The Consumer Financial Protection Bureau announced a final rule Thursday requiring financial institutions to report data on small-business lending to fight unlawful discrimination.
The long-awaited rule, mandated under the Dodd-Frank Act, would capture lending details, including lending decisions, geographic and demographic information of the borrowers and price of credit, the agency said.
“Many local businesses were shuttered during the COVID-19 pandemic after they struggled to obtain credit under the Paycheck Protection Program,” CFPB Director Rohit Chopra said in a statement. “This small-business loan census will give the public key data on this market to ensure that banks and nonbanks are serving small businesses fairly.”
The CFPB was forced to release the final rule Thursday, as a March 31 court deadline was fast approaching. The California Reinvestment Coalition sued the bureau in 2019, prompting the court order.
The final rule includes a major change from a version proposed in 2021. The rule covers banks and lenders that issue at least 100 small-business loans each year — up from 25 loans a year, in the initial proposal. Lenders that originate at least 100 loans every year should start collecting data Jan. 1, 2026, the bureau said.
The bureau is giving a lenders a two-year phase-in timeline. Large lenders that originate at least 2,500 small-business loans a year will begin collecting data from Oct. 1, 2024, while those originating at least 500 loans each year will start April 1, 2025.

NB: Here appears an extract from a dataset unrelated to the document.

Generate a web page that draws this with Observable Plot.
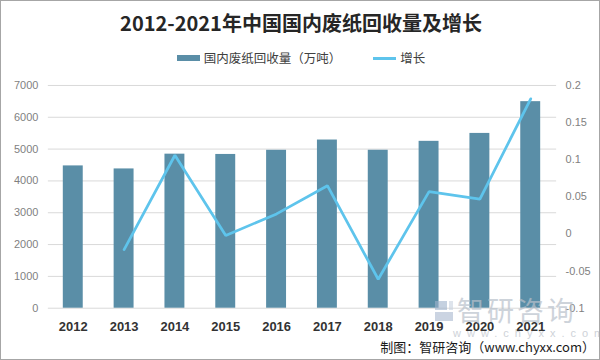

Lenders that originate fewer than 100 loans per year will still be required to adhere to fair lending laws, the CFPB said. The rule is applicable to nonbank lenders accounting for approximately $550 billion in small-business financing, the CFPB noted.
The limitations related to data on small businesses became apparent during the COVID-19 pandemic. Now, the data will cover closed-end rules, lines of credit, business credit cards, online credit products, and merchant cash advances by banks, credit unions and other lenders, the CFPB said.
The data will be collected in the same manner as that of mortgage data that lenders usually report under the Home Mortgage Disclosure Act, the bureau said.
Further, community advocacy groups said they look forward to using the data to identify which banks are not catering to the lending demands of Black- and Hispanic-owned small businesses.
"We think it's past time that it comes into being and that a lot of good will come of it," CRC CEO Paulina Gonzalez-Brito told American Banker. "The result will be increased lending and greater scrutiny of banks and who they're lending to, and it allows for fair lending enforcement and for changes in the way [lenders] do business."
The final rule will also work in concert with the Community Reinvestment Act, which requires certain financial institutions to meet the needs of the communities they serve. The heightened transparency is meant to benefit small businesses, family farms, financial institutions and the economy in general.
The Federal Reserve, Federal Deposit Insurance Corp. and the Office of the Comptroller of the Currency are working to revamp the CRA, and the data collected as part of the CFPB’s final rule would help this process, a senior CFPB official told American Banker.
The CFPB’s final rule has also moved away from the 2021 proposed rule, which would have pushed loan officers to identify an applicant’s race or ethnicity, a prospect that led to notable backlash.
The rule now indicates that loan officers do not have to make their own determination of an applicant’s race, ethnicity or any other demographic information.
“Small businesses will be able to self-identify as women-, minority-, or LGBTQI+-owned,” the agency said.
Under the statute, small-business applicants can deny providing the data, but the bureau plans to use its supervisory and enforcement authority to make sure that lenders are not discouraging a borrower from doing so, a senior CFPB official told American Banker.
The agency is still examining ways to address privacy concerns and will continue to ask for public feedback on privacy issues.
"We're obviously still in the design phase of that," Chopra told American Banker. "There's no data yet, so once we get that we're going to look at privacy [and] figure out how we will be able to publish summary data, loan-level data and everything in between."
He added that more work needs to be done so that individuals do not get “reidentified in the process” from the data collected.
Rep. Patrick McHenry, R-NC, chairman of the House Financial Services Committee, called the rule “disastrous” since it would limit credit and impose a burden on small lenders.
In a statement Thursday, he threatened to hold the CFPB accountable for “harmful rulemaking” while the House panel explores options to ensure this rule does not take effect.
"By imposing overly burdensome reporting requirements on smaller lenders, Director Chopra is jeopardizing the privacy and security of small-business owners' personal and financial data,” he said.